The other two films selected by the studio are more recent: 1996’s Jerry Maguire and 1992’s A League Of Their Own (which might be the closest we get to baseball this season). So how did they get in here with the quartet of certified classics? Sony took a poll of consumers asking which “modern” classics they wanted to get this kind of 4K treatment, and out of a reported 30,000 responses League was No. 1 and Maguire was second. So there is something here even for anyone unaware that movies existed before the ’90s.
Check out the exclusive trailer SPHE has put together at the link above.
For those who never got a chance to see these movies in a theater, I would say this is the next best thing — even though when I play 4K Ultra HD in the house, the cats run for cover. It’s pretty cool, though. And it is heartening see a couple of black-and-white gems in the format. One is the 1939 James Stewart-Frank Capra pic Mr. Smith Goes to Washington. In these times of a Senate that just seems so partisan and ineffectual, it is nice to believe a public servant like Mr. Smith could even exist. It’s as timely as ever, even if we are longing to find a few real Mr. Smiths out there these days. And then there’s Stanley Kubrick’s Dr. Strangelove from 1964, with its brilliant Peter Sellers performance, a hilarious comedy about an impending nuclear war. Here is a movie as sharp and satirical — and again timely — as the day it was made.
Of course intelligent epic stories such as Lawrence Of Arabia and 1982’s Gandhi will thrive in this format, and League and Maguire are superbly made examples of Hollywood craftsmanship that between them have two of the movies’ most irresistible lines: Renee Zellweger telling Tom Cruise “You had me at hello” and Tom Hanks pleading, “There’s no crying in baseball!”
These six titles are just a drop in the bucket for Columbia, which has yet to release a bevy of its certified Best Picture Oscar-winners in this heightened format, including On the Waterfront, From Here to Eternity, It Happened One Night. The Last Emperor, Oliver and more. Previously only its 1957 Best Picture winner The Bridge on the River Kwai made it to 4K Ultra HD, so I am hoping that if the reaction is strong to this effort to highlight its storied past, we’ll see more vintage gems rather than just the new titles that get all the attention these days.
The fact that the original box art for Columbia Classics is calling this Part 1 is very encouraging. And it would be nice if all the studios did this on a regular basis.
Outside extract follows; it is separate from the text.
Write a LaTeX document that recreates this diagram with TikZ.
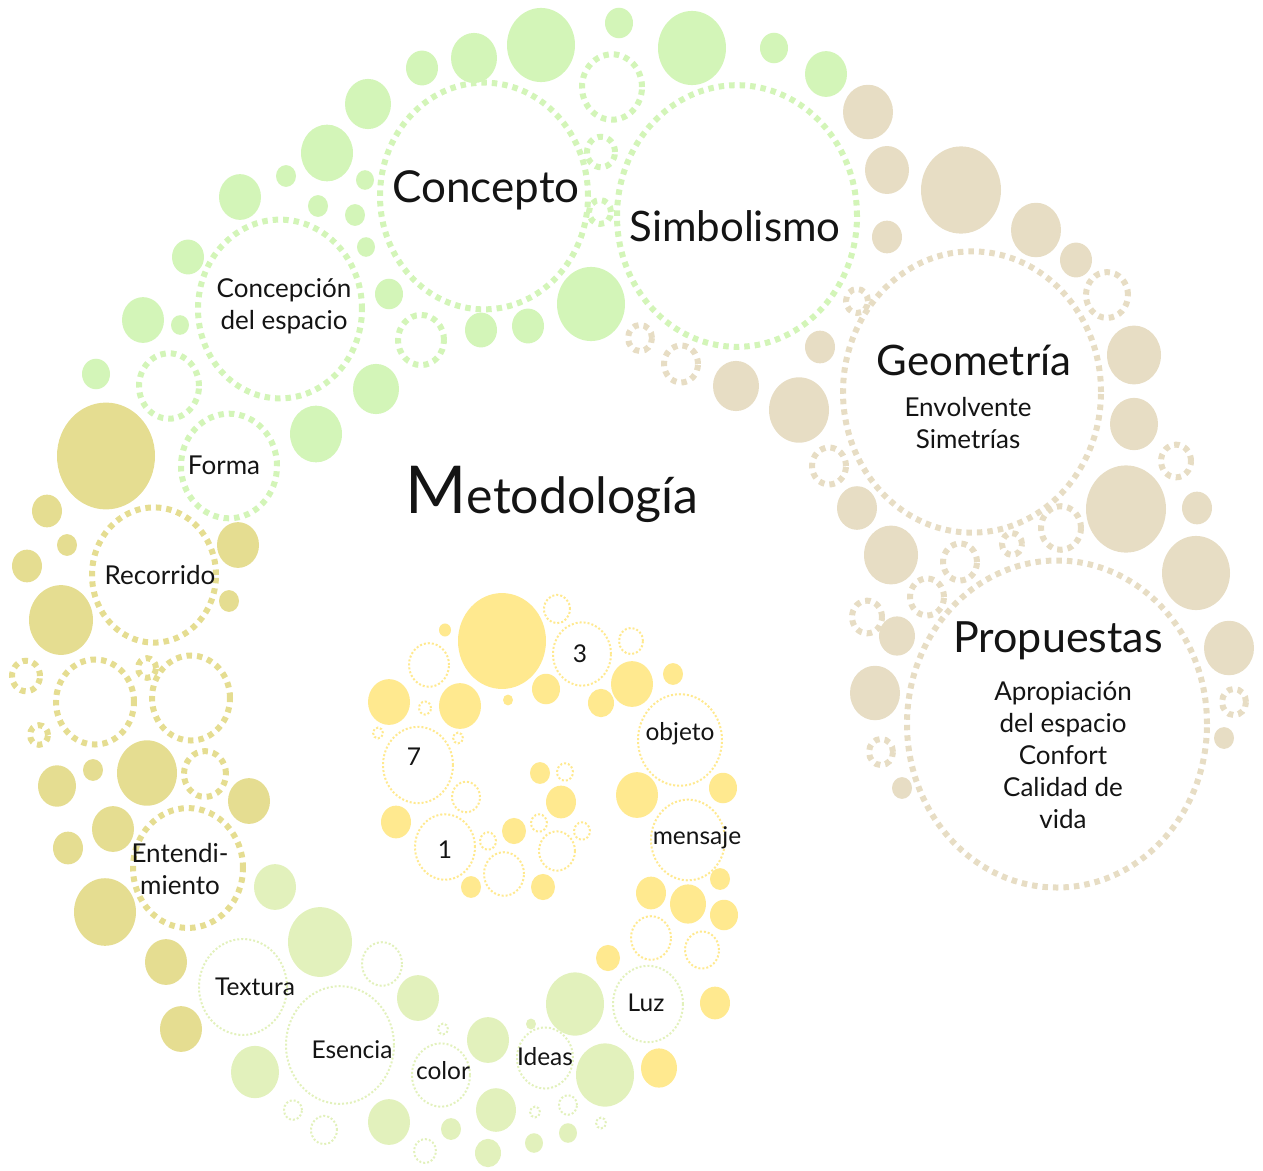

Most people don’t have the opportunity to see the greats the way they were meant in pristine condition on the big screen. Many are not even projectible anymore, desperately in need of restoration. The titles in this set continue to have a life, but there are so many others in these studio libraries that need the help. Warner Bros, perhaps more or as much as any other, has made a concerted effort to keep their past alive with their Warner Archive video program and of course Turner Classic Movies, but in the age of streaming and seemingly having everything at our fingertips it would be nice to know these classics will always be with us in the best condition possible.
Sony says they are doing this for the ultimate fan. Hopefully they will also pick up a few new fans for the classics along the way. Again I will point out my motto: “Every movie is a new movie if you haven’t seen it.”